- _WORK INSTRUCTIONS_: Copy out the listing that follows, exact in every word, and skip the images.

++++ SUPPLIED MATERIAL

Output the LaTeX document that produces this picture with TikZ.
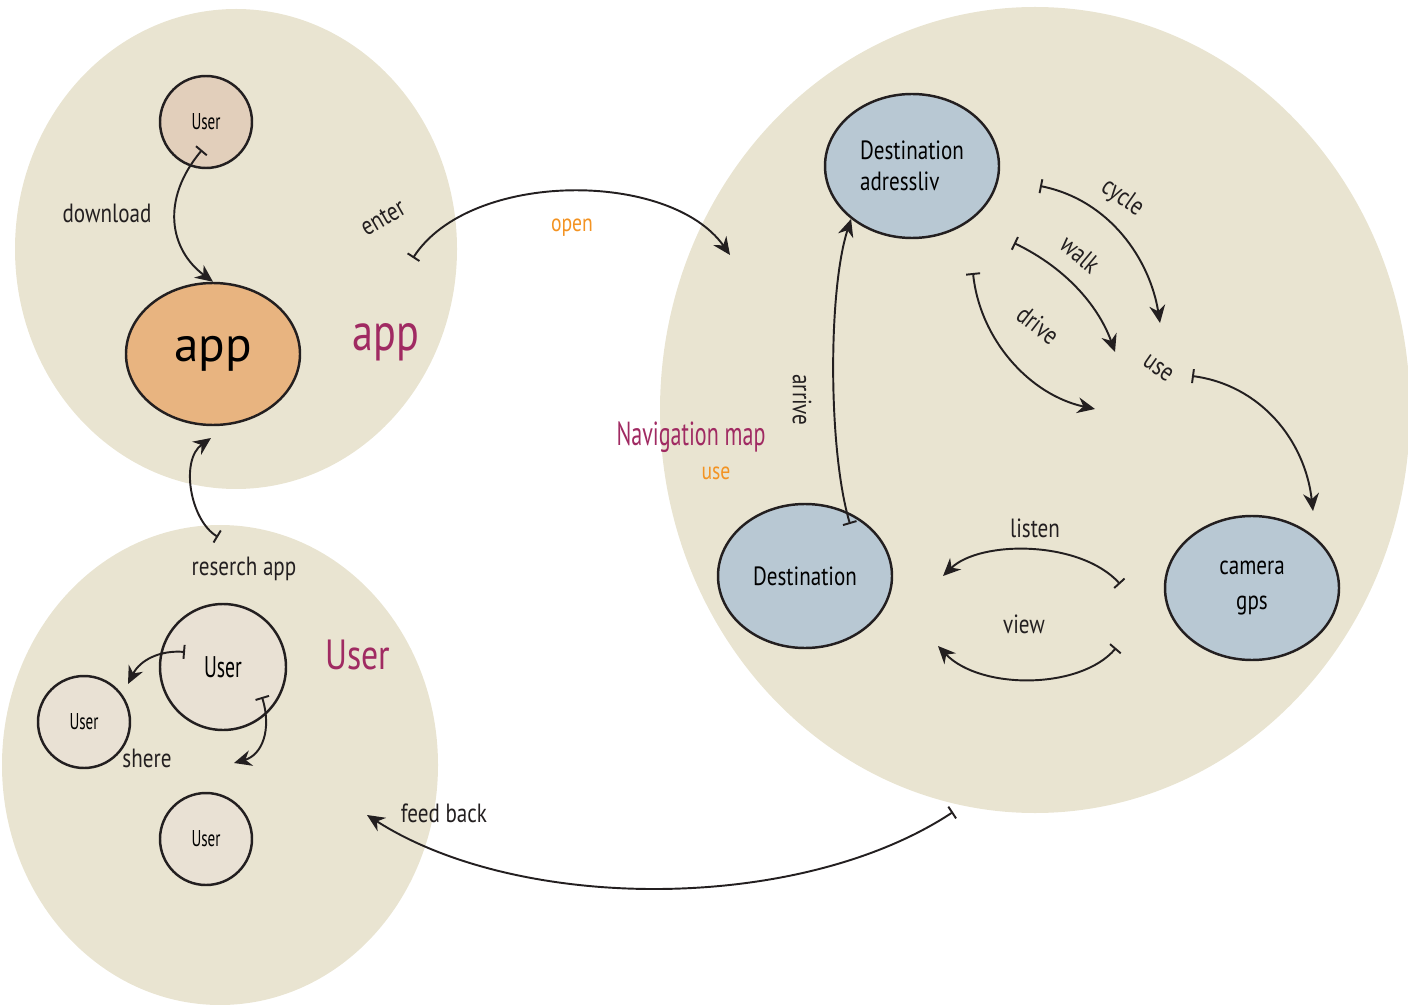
\documentclass[tikz,border=0pt]{standalone}
\usepackage{fontspec}
\setmainfont{PT Sans}
\newfontfamily\narrowfont[FakeStretch=0.8]{PT Sans}
\newfontfamily\tightfont[FakeStretch=0.66]{PT Sans}
\usepackage{tikz}
\usetikzlibrary{arrows.meta, shapes.geometric}
\definecolor{blobbg}{HTML}{E9E4D1}
\definecolor{userA}{HTML}{E2CFBB}
\definecolor{userB}{HTML}{E9E1D4}
\definecolor{appfill}{HTML}{E8B480}
\definecolor{destfill}{HTML}{B8C8D3}
\definecolor{grpM}{HTML}{A02A62}
\definecolor{verbO}{HTML}{F39322}
\definecolor{ink}{HTML}{231F20}

\tikzset{
  blob/.style={fill=blobbg},
  usernode/.style={circle, draw=ink, line width=0.7pt, fill=userB, inner sep=0pt,
    font=\tightfont\fontsize{6.5}{7}\selectfont},
  destnode/.style={ellipse, draw=ink, line width=0.7pt, fill=destfill, inner sep=0pt,
    minimum width=1.74cm, minimum height=1.44cm, font=\narrowfont\fontsize{7.5}{9}\selectfont},
  flow/.style={draw=ink, line width=0.55pt, {Bar[width=4pt]}-{Stealth[length=5pt,width=4.5pt]}},
  lbl/.style={text=ink, inner sep=0pt, font=\narrowfont\fontsize{7.5}{9}\selectfont},
  grplbl/.style={text=grpM, inner sep=0pt, font=\narrowfont\fontsize{9.5}{11}\selectfont},
  verblbl/.style={text=verbO, inner sep=0pt, font=\narrowfont\fontsize{7}{8}\selectfont}
}

\begin{document}
\begin{tikzpicture}[x=0.1mm, y=-0.1mm]
  \useasboundingbox (0,0) rectangle (1408,1004);
  % background groups
  \begin{scope}
    \clip (0,0) rectangle (1408,1004);
    \fill[blob] (236,249) ellipse [x radius=221, y radius=240];
    \fill[blob] (220,765) ellipse [x radius=218, y radius=240];
    \fill[blob] (1035,410) ellipse [x radius=375, y radius=403];
  \end{scope}

  % app group
  \node[usernode, fill=userA, minimum size=0.92cm] (usrtop) at (206,122) {User};
  \node[ellipse, draw=ink, line width=0.7pt, fill=appfill, minimum width=1.74cm, minimum height=1.42cm,
    font=\fontsize{14}{16}\selectfont] (app) at (213,354) {app};
  \node[grplbl, font=\narrowfont\fontsize{15}{17}\selectfont] (appgrp) at (386,342) {app};
  \node[lbl] (download) at (107,213) {download};
  \node[lbl, rotate=30] (enter) at (383,218) {enter};

  % user group
  \node[usernode, minimum size=1.26cm, font=\tightfont\fontsize{8.5}{9}\selectfont] (usrmid) at (223,667) {User};
  \node[usernode, minimum size=0.92cm] (usrleft) at (84,722) {User};
  \node[usernode, minimum size=0.92cm] (usrlow) at (206,839) {User};
  \node[grplbl, font=\narrowfont\fontsize{12}{14}\selectfont] (usrgrp) at (358,655) {User};
  \node[lbl] (research) at (244,569) {reserch app};
  \node[lbl] (shere) at (147,758) {shere};
  \node[lbl] (feedback) at (444,813) {feed back};

  % navigation group
  \node[destnode, align=left] (dstA) at (912,166) {Destination\\adressliv};
  \node[destnode] (dstB) at (805,576) {Destination};
  \node[destnode, align=center, font=\narrowfont\fontsize{7.5}{10}\selectfont] (cam) at (1252,588) {camera\\gps};
  \node[grplbl, font=\tightfont\fontsize{9.5}{11}\selectfont] (navgrp) at (691,437) {Navigation map};
  \node[verblbl] (navuse) at (716,473) {use};
  \node[verblbl] (open) at (572,228) {open};
  \node[lbl, rotate=-90] (arrive) at (802,400) {arrive};
  \node[lbl, rotate=-35] (cycle) at (1122,198) {cycle};
  \node[lbl, rotate=-40] (walk) at (1080,254) {walk};
  \node[lbl, rotate=-38] (drive) at (1038,325) {drive};
  \node[lbl, rotate=-35] (use) at (1158,368) {use};
  \node[lbl] (listen) at (1035,528) {listen};
  \node[lbl] (view) at (1024,624) {view};

  % free ends of the connectors
  \coordinate (dlS) at (202,150);
  \coordinate (rsS) at (218,537);
  \coordinate (rsE) at (211,438);
  \coordinate (opS) at (413,258);
  \coordinate (opE) at (730,255);
  \coordinate (shS1) at (185,652);
  \coordinate (shE1) at (128,684);
  \coordinate (shS2) at (262,697);
  \coordinate (shE2) at (234,763);
  \coordinate (fbS) at (953,812);
  \coordinate (fbE) at (367,815);
  \coordinate (arS) at (850,524);
  \coordinate (cyS) at (1040,186);
  \coordinate (cyE) at (1160,323);
  \coordinate (wkS) at (1014,243);
  \coordinate (wkE) at (1115,352);
  \coordinate (drS) at (973,273);
  \coordinate (drE) at (1095,409);
  \coordinate (usS) at (1192,376);
  \coordinate (usE) at (1313,511);
  \coordinate (lsS) at (1120,584);
  \coordinate (lsE) at (943,576);
  \coordinate (vwS) at (1116,648);
  \coordinate (vwE) at (938,646);

  % connectors
  \draw[flow] (dlS) .. controls (160,200) and (170,250) .. (app.north);
  \draw[flow] (rsS) .. controls (190,520) and (180,460) .. (rsE);
  \draw[flow] (opS) .. controls (470,170) and (670,170) .. (opE);
  \draw[flow] (shS1) .. controls (160,650) and (140,660) .. (shE1);
  \draw[flow] (shS2) .. controls (272,730) and (262,755) .. (shE2);
  \draw[flow] (fbS) .. controls (800,913) and (520,913) .. (fbE);
  \draw[flow] (arS) .. controls (828,450) and (828,290) .. (dstA.221);
  \draw[flow] (cyS) .. controls (1110,200) and (1150,260) .. (cyE);
  \draw[flow] (wkS) .. controls (1070,270) and (1100,310) .. (wkE);
  \draw[flow] (drS) .. controls (980,340) and (1030,395) .. (drE);
  \draw[flow] (usS) .. controls (1260,385) and (1305,440) .. (usE);
  \draw[flow] (lsS) .. controls (1080,540) and (980,540) .. (lsE);
  \draw[flow] (vwS) .. controls (1080,690) and (980,690) .. (vwE);
\end{tikzpicture}
\end{document}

++++++++

- _THE OUTPUT_:
Output the LaTeX document that produces this picture with TikZ.
\documentclass[tikz,border=0pt]{standalone}
\usepackage{fontspec}
\setmainfont{PT Sans}
\newfontfamily\narrowfont[FakeStretch=0.8]{PT Sans}
\newfontfamily\tightfont[FakeStretch=0.66]{PT Sans}
\usepackage{tikz}
\usetikzlibrary{arrows.meta, shapes.geometric}
\definecolor{blobbg}{HTML}{E9E4D1}
\definecolor{userA}{HTML}{E2CFBB}
\definecolor{userB}{HTML}{E9E1D4}
\definecolor{appfill}{HTML}{E8B480}
\definecolor{destfill}{HTML}{B8C8D3}
\definecolor{grpM}{HTML}{A02A62}
\definecolor{verbO}{HTML}{F39322}
\definecolor{ink}{HTML}{231F20}

\tikzset{
  blob/.style={fill=blobbg},
  usernode/.style={circle, draw=ink, line width=0.7pt, fill=userB, inner sep=0pt,
    font=\tightfont\fontsize{6.5}{7}\selectfont},
  destnode/.style={ellipse, draw=ink, line width=0.7pt, fill=destfill, inner sep=0pt,
    minimum width=1.74cm, minimum height=1.44cm, font=\narrowfont\fontsize{7.5}{9}\selectfont},
  flow/.style={draw=ink, line width=0.55pt, {Bar[width=4pt]}-{Stealth[length=5pt,width=4.5pt]}},
  lbl/.style={text=ink, inner sep=0pt, font=\narrowfont\fontsize{7.5}{9}\selectfont},
  grplbl/.style={text=grpM, inner sep=0pt, font=\narrowfont\fontsize{9.5}{11}\selectfont},
  verblbl/.style={text=verbO, inner sep=0pt, font=\narrowfont\fontsize{7}{8}\selectfont}
}

\begin{document}
\begin{tikzpicture}[x=0.1mm, y=-0.1mm]
  \useasboundingbox (0,0) rectangle (1408,1004);
  % background groups
  \begin{scope}
    \clip (0,0) rectangle (1408,1004);
    \fill[blob] (236,249) ellipse [x radius=221, y radius=240];
    \fill[blob] (220,765) ellipse [x radius=218, y radius=240];
    \fill[blob] (1035,410) ellipse [x radius=375, y radius=403];
  \end{scope}

  % app group
  \node[usernode, fill=userA, minimum size=0.92cm] (usrtop) at (206,122) {User};
  \node[ellipse, draw=ink, line width=0.7pt, fill=appfill, minimum width=1.74cm, minimum height=1.42cm,
    font=\fontsize{14}{16}\selectfont] (app) at (213,354) {app};
  \node[grplbl, font=\narrowfont\fontsize{15}{17}\selectfont] (appgrp) at (386,342) {app};
  \node[lbl] (download) at (107,213) {download};
  \node[lbl, rotate=30] (enter) at (383,218) {enter};

  % user group
  \node[usernode, minimum size=1.26cm, font=\tightfont\fontsize{8.5}{9}\selectfont] (usrmid) at (223,667) {User};
  \node[usernode, minimum size=0.92cm] (usrleft) at (84,722) {User};
  \node[usernode, minimum size=0.92cm] (usrlow) at (206,839) {User};
  \node[grplbl, font=\narrowfont\fontsize{12}{14}\selectfont] (usrgrp) at (358,655) {User};
  \node[lbl] (research) at (244,569) {reserch app};
  \node[lbl] (shere) at (147,758) {shere};
  \node[lbl] (feedback) at (444,813) {feed back};

  % navigation group
  \node[destnode, align=left] (dstA) at (912,166) {Destination\\adressliv};
  \node[destnode] (dstB) at (805,576) {Destination};
  \node[destnode, align=center, font=\narrowfont\fontsize{7.5}{10}\selectfont] (cam) at (1252,588) {camera\\gps};
  \node[grplbl, font=\tightfont\fontsize{9.5}{11}\selectfont] (navgrp) at (691,437) {Navigation map};
  \node[verblbl] (navuse) at (716,473) {use};
  \node[verblbl] (open) at (572,228) {open};
  \node[lbl, rotate=-90] (arrive) at (802,400) {arrive};
  \node[lbl, rotate=-35] (cycle) at (1122,198) {cycle};
  \node[lbl, rotate=-40] (walk) at (1080,254) {walk};
  \node[lbl, rotate=-38] (drive) at (1038,325) {drive};
  \node[lbl, rotate=-35] (use) at (1158,368) {use};
  \node[lbl] (listen) at (1035,528) {listen};
  \node[lbl] (view) at (1024,624) {view};

  % free ends of the connectors
  \coordinate (dlS) at (202,150);
  \coordinate (rsS) at (218,537);
  \coordinate (rsE) at (211,438);
  \coordinate (opS) at (413,258);
  \coordinate (opE) at (730,255);
  \coordinate (shS1) at (185,652);
  \coordinate (shE1) at (128,684);
  \coordinate (shS2) at (262,697);
  \coordinate (shE2) at (234,763);
  \coordinate (fbS) at (953,812);
  \coordinate (fbE) at (367,815);
  \coordinate (arS) at (850,524);
  \coordinate (cyS) at (1040,186);
  \coordinate (cyE) at (1160,323);
  \coordinate (wkS) at (1014,243);
  \coordinate (wkE) at (1115,352);
  \coordinate (drS) at (973,273);
  \coordinate (drE) at (1095,409);
  \coordinate (usS) at (1192,376);
  \coordinate (usE) at (1313,511);
  \coordinate (lsS) at (1120,584);
  \coordinate (lsE) at (943,576);
  \coordinate (vwS) at (1116,648);
  \coordinate (vwE) at (938,646);

  % connectors
  \draw[flow] (dlS) .. controls (160,200) and (170,250) .. (app.north);
  \draw[flow] (rsS) .. controls (190,520) and (180,460) .. (rsE);
  \draw[flow] (opS) .. controls (470,170) and (670,170) .. (opE);
  \draw[flow] (shS1) .. controls (160,650) and (140,660) .. (shE1);
  \draw[flow] (shS2) .. controls (272,730) and (262,755) .. (shE2);
  \draw[flow] (fbS) .. controls (800,913) and (520,913) .. (fbE);
  \draw[flow] (arS) .. controls (828,450) and (828,290) .. (dstA.221);
  \draw[flow] (cyS) .. controls (1110,200) and (1150,260) .. (cyE);
  \draw[flow] (wkS) .. controls (1070,270) and (1100,310) .. (wkE);
  \draw[flow] (drS) .. controls (980,340) and (1030,395) .. (drE);
  \draw[flow] (usS) .. controls (1260,385) and (1305,440) .. (usE);
  \draw[flow] (lsS) .. controls (1080,540) and (980,540) .. (lsE);
  \draw[flow] (vwS) .. controls (1080,690) and (980,690) .. (vwE);
\end{tikzpicture}
\end{document}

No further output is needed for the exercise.